## Data section:
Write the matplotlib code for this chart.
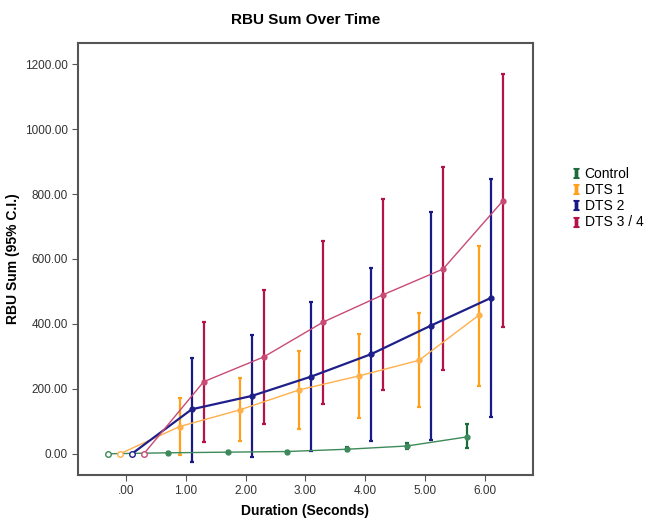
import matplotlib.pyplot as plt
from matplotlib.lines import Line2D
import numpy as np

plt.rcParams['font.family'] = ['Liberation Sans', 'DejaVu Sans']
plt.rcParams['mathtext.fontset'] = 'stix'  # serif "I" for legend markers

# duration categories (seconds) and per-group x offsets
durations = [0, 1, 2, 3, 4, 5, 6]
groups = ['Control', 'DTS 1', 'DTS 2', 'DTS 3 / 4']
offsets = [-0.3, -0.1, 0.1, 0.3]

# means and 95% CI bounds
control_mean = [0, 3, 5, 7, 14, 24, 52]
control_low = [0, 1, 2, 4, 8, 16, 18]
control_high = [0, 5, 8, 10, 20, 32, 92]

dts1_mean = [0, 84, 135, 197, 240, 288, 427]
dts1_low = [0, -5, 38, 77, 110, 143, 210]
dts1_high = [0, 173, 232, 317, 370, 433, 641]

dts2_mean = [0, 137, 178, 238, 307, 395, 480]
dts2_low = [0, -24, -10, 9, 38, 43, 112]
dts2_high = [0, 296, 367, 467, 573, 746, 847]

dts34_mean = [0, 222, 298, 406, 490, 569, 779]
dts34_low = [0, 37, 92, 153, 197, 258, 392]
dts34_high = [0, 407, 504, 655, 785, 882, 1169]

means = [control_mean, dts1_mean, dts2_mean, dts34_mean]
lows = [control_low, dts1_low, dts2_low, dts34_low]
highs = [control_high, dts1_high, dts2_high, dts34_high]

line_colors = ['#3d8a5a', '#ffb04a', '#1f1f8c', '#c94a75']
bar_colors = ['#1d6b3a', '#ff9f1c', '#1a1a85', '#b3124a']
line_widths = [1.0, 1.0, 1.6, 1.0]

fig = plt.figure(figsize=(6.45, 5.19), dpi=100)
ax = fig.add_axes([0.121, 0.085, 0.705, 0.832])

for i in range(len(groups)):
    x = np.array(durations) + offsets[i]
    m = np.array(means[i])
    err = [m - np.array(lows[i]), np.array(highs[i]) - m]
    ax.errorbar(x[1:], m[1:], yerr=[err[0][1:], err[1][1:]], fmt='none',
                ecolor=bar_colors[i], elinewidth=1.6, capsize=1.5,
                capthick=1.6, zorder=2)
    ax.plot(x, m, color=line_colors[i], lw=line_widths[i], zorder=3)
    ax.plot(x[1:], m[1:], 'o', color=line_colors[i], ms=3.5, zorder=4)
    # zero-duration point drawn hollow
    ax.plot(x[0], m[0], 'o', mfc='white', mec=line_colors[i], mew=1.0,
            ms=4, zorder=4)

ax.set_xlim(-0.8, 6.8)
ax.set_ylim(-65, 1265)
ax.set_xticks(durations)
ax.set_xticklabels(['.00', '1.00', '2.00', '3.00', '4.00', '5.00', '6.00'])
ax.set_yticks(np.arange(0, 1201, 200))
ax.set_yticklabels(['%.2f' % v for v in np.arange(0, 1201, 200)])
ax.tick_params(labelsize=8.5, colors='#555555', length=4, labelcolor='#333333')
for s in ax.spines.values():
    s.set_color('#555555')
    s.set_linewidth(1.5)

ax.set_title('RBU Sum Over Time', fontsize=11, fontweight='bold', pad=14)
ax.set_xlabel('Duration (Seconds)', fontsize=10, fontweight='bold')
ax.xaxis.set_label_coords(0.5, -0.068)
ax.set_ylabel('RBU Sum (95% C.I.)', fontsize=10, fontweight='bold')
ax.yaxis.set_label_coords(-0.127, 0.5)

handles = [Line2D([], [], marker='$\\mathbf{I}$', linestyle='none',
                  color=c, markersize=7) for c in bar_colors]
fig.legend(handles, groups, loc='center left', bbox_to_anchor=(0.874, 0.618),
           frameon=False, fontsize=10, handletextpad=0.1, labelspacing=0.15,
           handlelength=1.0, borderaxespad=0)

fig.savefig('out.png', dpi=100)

## Job:
Leave the images out and output the remaining material exactly as it stands.

## Result of this exercise:
Write the matplotlib code for this chart.
import matplotlib.pyplot as plt
from matplotlib.lines import Line2D
import numpy as np

plt.rcParams['font.family'] = ['Liberation Sans', 'DejaVu Sans']
plt.rcParams['mathtext.fontset'] = 'stix'  # serif "I" for legend markers

# duration categories (seconds) and per-group x offsets
durations = [0, 1, 2, 3, 4, 5, 6]
groups = ['Control', 'DTS 1', 'DTS 2', 'DTS 3 / 4']
offsets = [-0.3, -0.1, 0.1, 0.3]

# means and 95% CI bounds
control_mean = [0, 3, 5, 7, 14, 24, 52]
control_low = [0, 1, 2, 4, 8, 16, 18]
control_high = [0, 5, 8, 10, 20, 32, 92]

dts1_mean = [0, 84, 135, 197, 240, 288, 427]
dts1_low = [0, -5, 38, 77, 110, 143, 210]
dts1_high = [0, 173, 232, 317, 370, 433, 641]

dts2_mean = [0, 137, 178, 238, 307, 395, 480]
dts2_low = [0, -24, -10, 9, 38, 43, 112]
dts2_high = [0, 296, 367, 467, 573, 746, 847]

dts34_mean = [0, 222, 298, 406, 490, 569, 779]
dts34_low = [0, 37, 92, 153, 197, 258, 392]
dts34_high = [0, 407, 504, 655, 785, 882, 1169]

means = [control_mean, dts1_mean, dts2_mean, dts34_mean]
lows = [control_low, dts1_low, dts2_low, dts34_low]
highs = [control_high, dts1_high, dts2_high, dts34_high]

line_colors = ['#3d8a5a', '#ffb04a', '#1f1f8c', '#c94a75']
bar_colors = ['#1d6b3a', '#ff9f1c', '#1a1a85', '#b3124a']
line_widths = [1.0, 1.0, 1.6, 1.0]

fig = plt.figure(figsize=(6.45, 5.19), dpi=100)
ax = fig.add_axes([0.121, 0.085, 0.705, 0.832])

for i in range(len(groups)):
    x = np.array(durations) + offsets[i]
    m = np.array(means[i])
    err = [m - np.array(lows[i]), np.array(highs[i]) - m]
    ax.errorbar(x[1:], m[1:], yerr=[err[0][1:], err[1][1:]], fmt='none',
                ecolor=bar_colors[i], elinewidth=1.6, capsize=1.5,
                capthick=1.6, zorder=2)
    ax.plot(x, m, color=line_colors[i], lw=line_widths[i], zorder=3)
    ax.plot(x[1:], m[1:], 'o', color=line_colors[i], ms=3.5, zorder=4)
    # zero-duration point drawn hollow
    ax.plot(x[0], m[0], 'o', mfc='white', mec=line_colors[i], mew=1.0,
            ms=4, zorder=4)

ax.set_xlim(-0.8, 6.8)
ax.set_ylim(-65, 1265)
ax.set_xticks(durations)
ax.set_xticklabels(['.00', '1.00', '2.00', '3.00', '4.00', '5.00', '6.00'])
ax.set_yticks(np.arange(0, 1201, 200))
ax.set_yticklabels(['%.2f' % v for v in np.arange(0, 1201, 200)])
ax.tick_params(labelsize=8.5, colors='#555555', length=4, labelcolor='#333333')
for s in ax.spines.values():
    s.set_color('#555555')
    s.set_linewidth(1.5)

ax.set_title('RBU Sum Over Time', fontsize=11, fontweight='bold', pad=14)
ax.set_xlabel('Duration (Seconds)', fontsize=10, fontweight='bold')
ax.xaxis.set_label_coords(0.5, -0.068)
ax.set_ylabel('RBU Sum (95% C.I.)', fontsize=10, fontweight='bold')
ax.yaxis.set_label_coords(-0.127, 0.5)

handles = [Line2D([], [], marker='$\\mathbf{I}$', linestyle='none',
                  color=c, markersize=7) for c in bar_colors]
fig.legend(handles, groups, loc='center left', bbox_to_anchor=(0.874, 0.618),
           frameon=False, fontsize=10, handletextpad=0.1, labelspacing=0.15,
           handlelength=1.0, borderaxespad=0)

fig.savefig('out.png', dpi=100)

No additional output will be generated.